Harvard’s endowment slipped for the second year in a row but fared significantly better than market benchmarks during Fiscal Year 2002 (FY02), according to figures released yesterday.
The endowment dropped from $18.3 billion to just over $17.5 billion, hurt by a 0.5 percent decline in investment returns and an increase in endowment pay-outs, according to Jack E. Meyer, president of the Harvard Management Company (HMC), the group responsible for investing Harvard’s endowment.
This FY02 figure factors in a loss of $100 million in investments, $750 million in spending and $150 million in additional donations to the University.
In FY01, the return on investments fell 2.7 percent, causing a $500 million decrease from the endowment’s peak of $19.2 billion, which it hit in 2000.
“We may not be out of the woods, but the endowment has weathered the two-year storm in fine shape,” he wrote in the annual report.
Although the endowment has decreased over the past two years, its payout has increased in recent years, with endowment spending rising annually in the last decade. In FY97, pay-outs added up to only $328 million compared to last year’s total of more than twice that amount.
The University typically tries to pay out about 4 percent of the endowment annually, although the final percentage typically is about 3.5 percent.
University Treasurer D. Ronald Daniel could not be reached for comment yesterday.
The Returns
The figures that HMC released yesterday indicate that the endowment performed relatively well in a rough economic environment that has characterized recent years.
Meyer wrote in the annual report that Harvard’s ten-year performance has surpassed its peers and outperformed the market averages, or benchmarks, that HMC uses to judge the endowment’s performance.
“If Harvard had earned median returns over the past ten years (which is what one would expect from a large, diversified fund), Harvard would have $8 billion less than it actually has now,” he wrote.
Over the past two years, Harvard endowment returns have dropped 3.2 percent, while the S&P 500 has fallen 32 percent and the NASDAQ has declined 63 percent over the same time period.
In fact, in most asset classes during FY02, Harvard met or outperformed its benchmarks.
Emerging markets investments—which include Brazil, Mexico, Taiwan and China—increased 7.5 percent against a benchmark of 1.9 percent.
Investments in foreign bonds also performed well, returning 32.4 percent against a 15.6 percent benchmark, along with absolute returns, which increased 10.2 percent against a 4 percent benchmark decline.

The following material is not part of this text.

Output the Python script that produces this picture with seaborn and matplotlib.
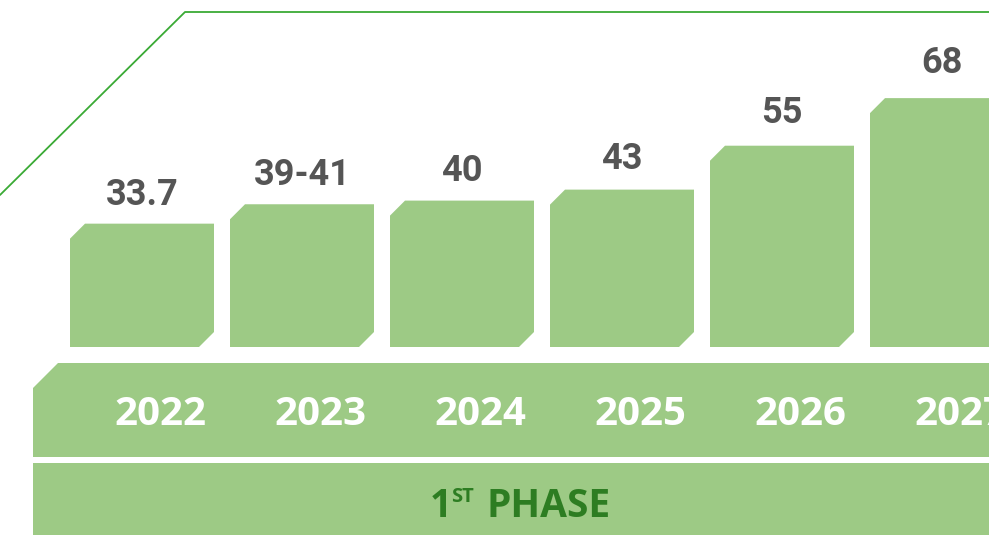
import matplotlib
matplotlib.use("Agg")
import matplotlib.pyplot as plt
import seaborn as sns
import pandas as pd
from matplotlib.patches import Polygon
from matplotlib.transforms import Affine2D

# data
years = ["2022", "2023", "2024", "2025", "2026", "2027"]
values = [33.7, 39, 40, 43, 55, 68]
value_labels = ["33.7", "39-41", "40", "43", "55", "68"]

W, H = 989, 535
BAR_GREEN = "#9dca85"
LINE_GREEN = "#3aaa35"
DARK_GREEN = "#2d7d22"
GREY = "#555555"

# layout in pixels
PITCH = 160.0      # px between bar centres
FIRST_X = 142.0    # px centre of first bar
BASE_Y = 347.0     # px of value 0
PX_PER_UNIT = 3.66

sns.set_theme(style="white")
fig = plt.figure(figsize=(W / 100, H / 100), dpi=100)
ax = fig.add_axes([0, 0, 1, 1])

# helper transform: pixel coords with origin top-left
px = Affine2D().scale(1 / W, -1 / H).translate(0, 1) + fig.transFigure

df = pd.DataFrame({"year": years, "value": values})
sns.barplot(data=df, x="year", y="value", color=BAR_GREEN, saturation=1,
            width=0.9, ax=ax, zorder=2)

ax.set_xlim(-FIRST_X / PITCH, (W - FIRST_X) / PITCH)
ax.set_ylim((BASE_Y - H) / PX_PER_UNIT, BASE_Y / PX_PER_UNIT)
ax.axis("off")

# chamfered bars (top-left and bottom-right corners cut)
cx = 15 / PITCH
cy = 15 / PX_PER_UNIT
for p in list(ax.patches):
    x0, y0 = p.get_x(), p.get_y()
    w, h = p.get_width(), p.get_height()
    pts = [(x0, y0), (x0 + w - cx, y0), (x0 + w, y0 + cy), (x0 + w, y0 + h),
           (x0 + cx, y0 + h), (x0, y0 + h - cy)]
    ax.add_patch(Polygon(pts, closed=True, facecolor=BAR_GREEN, edgecolor="none", zorder=2))
    p.remove()

# value labels (gap above the bar grows a little with the value)
for i, (v, lab) in enumerate(zip(values, value_labels)):
    gap_px = 12 + 0.19 * v
    ax.annotate(lab, (i, v), xytext=(0, gap_px * 0.72), textcoords="offset points",
                ha="center", va="baseline", fontsize=26, fontweight="bold",
                color=GREY, family="Roboto")

# outline line at the top
ax.add_line(plt.Line2D([0, 185, W + 5], [195, 12, 12], transform=px,
                       color=LINE_GREEN, lw=1.3, clip_on=False))

# year band
ax.add_patch(Polygon([(33, 388), (58, 363), (W + 5, 363), (W + 5, 457), (33, 457)],
                     closed=True, transform=px, facecolor=BAR_GREEN, edgecolor="none"))
for i, yr in enumerate(years):
    ax.text(i + 18 / PITCH, (BASE_Y - 425) / PX_PER_UNIT, yr, ha="center", va="baseline",
            fontsize=29, fontweight="bold", color="white", family="Open Sans")

# phase band
ax.add_patch(Polygon([(33, 463), (W + 5, 463), (W + 5, H + 5), (33, H + 5)],
                     closed=True, transform=px, facecolor=BAR_GREEN, edgecolor="none"))
ax.text(430, 517, "1", transform=px, ha="left", va="baseline", fontsize=28,
        fontweight="bold", color=DARK_GREEN, family="Open Sans")
ax.text(451, 502, "ST", transform=px, ha="left", va="baseline", fontsize=14.5,
        fontweight="bold", color=DARK_GREEN, family="Open Sans")
ax.text(487, 517, "PHASE", transform=px, ha="left", va="baseline", fontsize=28,
        fontweight="bold", color=DARK_GREEN, family="Open Sans")

fig.savefig("out.png", dpi=100)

Real estate was the only area in which Harvard performed lower than its benchmark, with a one percent decline against a benchmark increase of 4.8 percent.

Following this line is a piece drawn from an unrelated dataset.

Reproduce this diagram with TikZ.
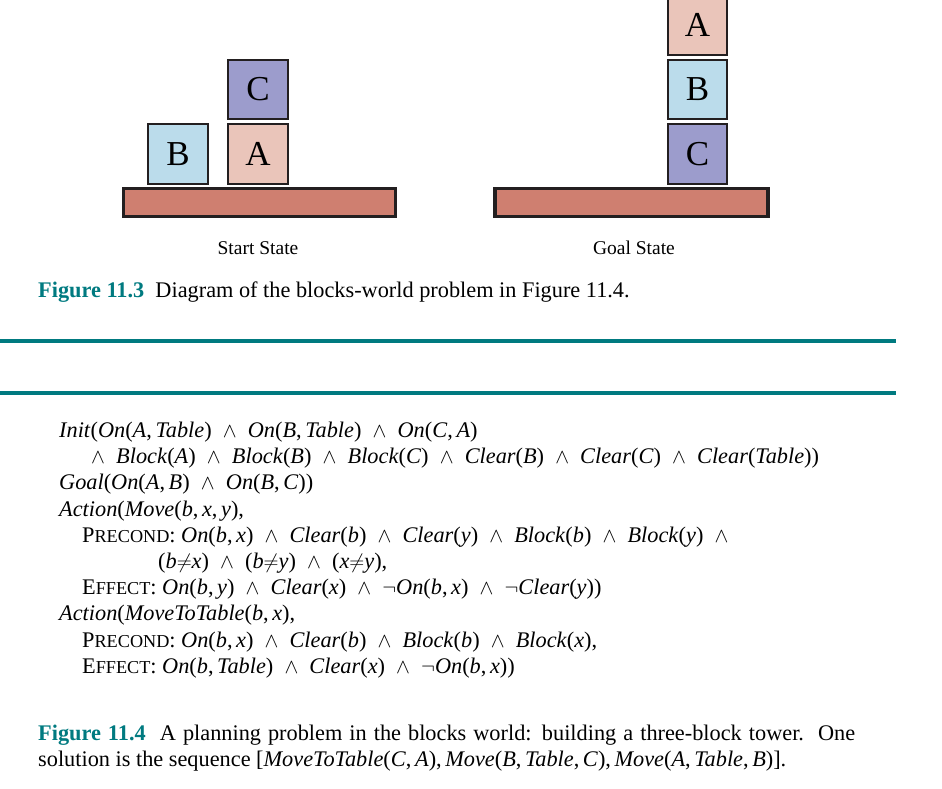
\documentclass[tikz,border=0pt]{standalone}
\usepackage{fontspec}
\setmainfont{Liberation Serif}
\definecolor{blkA}{HTML}{EAC5BA}
\definecolor{blkB}{HTML}{BBDCEB}
\definecolor{blkC}{HTML}{9C9CCC}
\definecolor{tablec}{HTML}{CF7F70}
\definecolor{edgec}{HTML}{231F20}
\definecolor{teal}{HTML}{007A80}
\newcommand{\vv}[1]{\textit{#1}}
\newcommand{\andd}{\hspace{0.5em}$\wedge$\hspace{0.5em}}
\newcommand{\cm}{,\kern0.16em}
\newcommand{\nott}{$\neg$}
\newcommand{\fsc}[2]{#1{\fontsize{18.2}{18}\selectfont#2}}
\tikzset{
  block/.style={draw=edgec, line width=2pt, minimum width=59.5pt, minimum height=59.5pt,
    inner sep=0pt, font=\fontsize{35}{35}\selectfont},
  tablebox/.style={draw=edgec, line width=3.5pt, fill=tablec, minimum width=272pt,
    minimum height=28pt, inner sep=0pt},
  lbl/.style={font=\fontsize{19.5}{20}\selectfont, inner sep=0pt, anchor=base},
  txt/.style={font=\fontsize{22.3}{24}\selectfont, inner sep=0pt, anchor=base west},
  rule/.style={draw=teal, line width=4pt}
}
\begin{document}
\begin{tikzpicture}[x=1pt,y=-1pt]
\useasboundingbox (0,0) rectangle (942,788);
\clip (0,0) rectangle (942,788);
% start state
\node[tablebox] (t1) at (259.5,202.5) {};
\node[block, fill=blkB] (sB) at (178,154) {B};
\node[block, fill=blkA] (sA) at (258,154) {A};
\node[block, fill=blkC] (sC) at (258,89.5) {C};
\node[lbl] (sl) at (258,254) {Start State};
% goal state
\node[tablebox, minimum width=273pt] (t2) at (631.5,202.5) {};
\node[block, fill=blkC] (gC) at (697.5,154) {C};
\node[block, fill=blkB] (gB) at (697.5,89.5) {B};
\node[block, fill=blkA] (gA) at (697.5,25) {A};
\node[lbl] (gl) at (634,254) {Goal State};
% caption 11.3
\node[txt] (cap1) at (38,297) {\textcolor{teal}{\textbf{Figure 11.3}}\ \ Diagram of the blocks-world problem in Figure 11.4.};
% rules
\coordinate (r1a) at (0,341); \coordinate (r1b) at (896,341);
\coordinate (r2a) at (0,393); \coordinate (r2b) at (896,393);
\draw[rule] (r1a) -- (r1b);
\draw[rule] (r2a) -- (r2b);
% problem text
\node[txt] (l1) at (59,437.5) {\vv{Init}(\vv{On}(\vv{A}\cm\vv{Table})\andd\vv{On}(\vv{B}\cm\vv{Table})\andd\vv{On}(\vv{C}\cm\vv{A})};
\node[txt] (l2) at (91,463.7) {$\wedge$\hspace{0.5em}\vv{Block}(\vv{A})\andd\vv{Block}(\vv{B})\andd\vv{Block}(\vv{C})\andd\vv{Clear}(\vv{B})\andd\vv{Clear}(\vv{C})\andd\vv{Clear}(\vv{Table}))};
\node[txt] (l3) at (59,489.9) {\vv{Goal}(\vv{On}(\vv{A}\cm\vv{B})\andd\vv{On}(\vv{B}\cm\vv{C}))};
\node[txt] (l4) at (59,516.1) {\vv{Action}(\vv{Move}(\vv{b}\cm\vv{x}\cm\vv{y}),};
\node[txt] (l5) at (82,542.3) {\fsc{P}{RECOND}: \vv{On}(\vv{b}\cm\vv{x})\andd\vv{Clear}(\vv{b})\andd\vv{Clear}(\vv{y})\andd\vv{Block}(\vv{b})\andd\vv{Block}(\vv{y})\andd};
\node[txt] (l6) at (158,568.5) {(\vv{b}$\neq$\vv{x})\andd(\vv{b}$\neq$\vv{y})\andd(\vv{x}$\neq$\vv{y}),};
\node[txt] (l7) at (82,594.7) {\fsc{E}{FFECT}: \vv{On}(\vv{b}\cm\vv{y})\andd\vv{Clear}(\vv{x})\andd\nott\vv{On}(\vv{b}\cm\vv{x})\andd\nott\vv{Clear}(\vv{y}))};
\node[txt] (l8) at (59,620.9) {\vv{Action}(\vv{MoveToTable}(\vv{b}\cm\vv{x}),};
\node[txt] (l9) at (82,647.1) {\fsc{P}{RECOND}: \vv{On}(\vv{b}\cm\vv{x})\andd\vv{Clear}(\vv{b})\andd\vv{Block}(\vv{b})\andd\vv{Block}(\vv{x}),};
\node[txt] (l10) at (82,673.3) {\fsc{E}{FFECT}: \vv{On}(\vv{b}\cm\vv{Table})\andd\vv{Clear}(\vv{x})\andd\nott\vv{On}(\vv{b}\cm\vv{x}))};
% caption 11.4
\node[txt] (cap2a) at (38,740) {\makebox[817pt][s]{\textcolor{teal}{\textbf{Figure 11.4}}\ \ A planning problem in the blocks world: building a three-block tower.\ \ One}};
\node[txt] (cap2b) at (38,766.7) {solution is the sequence [\vv{MoveToTable}(\vv{C}\cm\vv{A})\cm\vv{Move}(\vv{B}\cm\vv{Table}\cm\vv{C})\cm\vv{Move}(\vv{A}\cm\vv{Table}\cm\vv{B})].};
\end{tikzpicture}
\end{document}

Meyer said that the endowment will likely improve its real estate performance next year.
“In the June quarter of the fiscal year, we took harsh write downs on our own assets, and we expect assets in the benchmark to be written down in the next year,” Meyer said. “We don’t think the benchmark reflects the current market conditions, so I won’t be surprised if we catch up over the next year.”
The endowment’s performance relative to benchmarks—not its absolute returns—determines compensation of HMC investors.

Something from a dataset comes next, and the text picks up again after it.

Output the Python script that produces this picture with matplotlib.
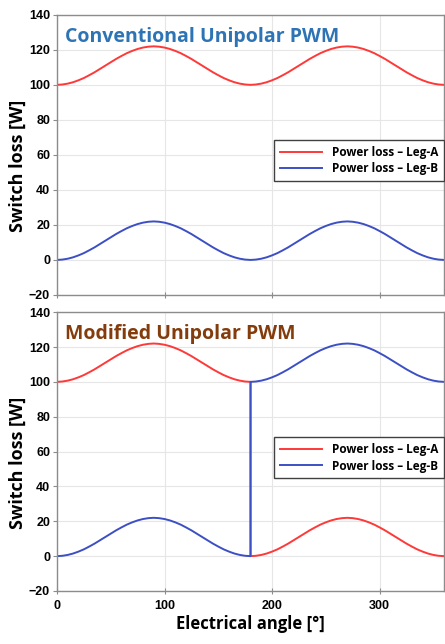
import numpy as np
import matplotlib.pyplot as plt

plt.rcParams['font.family'] = ['Liberation Sans', 'DejaVu Sans']

# electrical angle in degrees, 5 deg steps over one half cycle
angle_half = list(range(0, 181, 5))
# loss on the conducting (high) leg and the idle (low) leg over one half cycle
low_half = [0.0, 0.2, 0.7, 1.5, 2.6, 3.9, 5.5, 7.2, 9.1, 11.0, 12.9, 14.8, 16.5,
            18.1, 19.4, 20.5, 21.3, 21.8, 22.0, 21.8, 21.3, 20.5, 19.4, 18.1,
            16.5, 14.8, 12.9, 11.0, 9.1, 7.2, 5.5, 3.9, 2.6, 1.5, 0.7, 0.2, 0.0]
high_half = [100.0, 100.2, 100.7, 101.5, 102.6, 103.9, 105.5, 107.2, 109.1,
             111.0, 112.9, 114.8, 116.5, 118.1, 119.4, 120.5, 121.3, 121.8,
             122.0, 121.8, 121.3, 120.5, 119.4, 118.1, 116.5, 114.8, 112.9,
             111.0, 109.1, 107.2, 105.5, 103.9, 102.6, 101.5, 100.7, 100.2, 100.0]

angle2 = [a + 180 for a in angle_half]

# conventional: legs never swap
conv_x = angle_half + angle2
conv_a = high_half + high_half
conv_b = low_half + low_half

# modified: legs swap role at 180 deg
mod_x = angle_half + angle2
mod_a = high_half + low_half
mod_b = low_half + high_half

titles = ['Conventional Unipolar PWM', 'Modified Unipolar PWM']
title_colors = ['#2e74b5', '#843c0c']
red = '#ff3838'
blue = '#3c4fc4'
ui_font = ['Open Sans', 'DejaVu Sans']

fig = plt.figure(figsize=(4.45, 6.44), dpi=100)
ax1 = fig.add_axes([0.128, 0.542, 0.870, 0.435])
ax2 = fig.add_axes([0.128, 0.0823, 0.870, 0.433])

data = [(conv_x, conv_a, conv_b), (mod_x, mod_a, mod_b)]
legend_y = [0.554, 0.552]

for i, ax in enumerate([ax1, ax2]):
    x, a, b = data[i]
    ax.plot(x, a, color=red, lw=1.4, label='Power loss – Leg-A')
    ax.plot(x, b, color=blue, lw=1.4, label='Power loss – Leg-B')
    ax.set_xlim(0, 360)
    ax.set_ylim(-20, 140)
    ax.set_xticks([0, 100, 200, 300])
    ax.set_yticks(range(-20, 141, 20))
    ax.grid(True, color='#e6e6e6', lw=0.8)
    ax.set_axisbelow(True)
    for s in ax.spines.values():
        s.set_color('#8c8c8c')
        s.set_linewidth(1.0)
    ax.tick_params(axis='y', direction='out', length=3, color='#8c8c8c',
                   labelsize=9, pad=2)
    ax.tick_params(axis='x', direction='inout', length=5, color='#8c8c8c',
                   labelsize=9, pad=4)
    for lab in ax.get_xticklabels() + ax.get_yticklabels():
        lab.set_fontweight('bold')
    ax.set_ylabel('Switch loss [W]', fontsize=13, fontweight='bold',
                  family=ui_font)
    ax.yaxis.set_label_coords(-0.078, 0.46)
    ax.text(0.022, 0.958, titles[i], transform=ax.transAxes, ha='left', va='top',
            fontsize=14, fontweight='bold', color=title_colors[i], family=ui_font)
    leg = ax.legend(loc='upper right', bbox_to_anchor=(1.0, legend_y[i]),
                    borderaxespad=0, fancybox=False, framealpha=1,
                    edgecolor='#404040', handlelength=3.6, borderpad=0.5,
                    labelspacing=0.3,
                    prop={'family': ui_font, 'weight': 'bold', 'size': 8.5})
    leg.get_frame().set_linewidth(1.0)

ax1.tick_params(axis='x', labelbottom=False)
ax2.set_xlabel('Electrical angle [°]', fontsize=12, fontweight='bold',
               family=ui_font, labelpad=2)

fig.savefig('out.png', dpi=100)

With HMC investments returns dropping only 0.5 percent relative to benchmarks of a 4.5 percent drop, Meyer said it “makes a lot of sense” for HMC managers to receive bonuses in the down market.
The salaries of HMC’s top investors will be released later this fall.
Harvard, which also has the country’s largest endowment, is typically one of the first institutions to release its annual returns. Yale, whose endowment outperformed Harvard’s in FY01 rising to $10.7 billion, should release its FY02 figures in the next couple of weeks, according to the Yale News Office.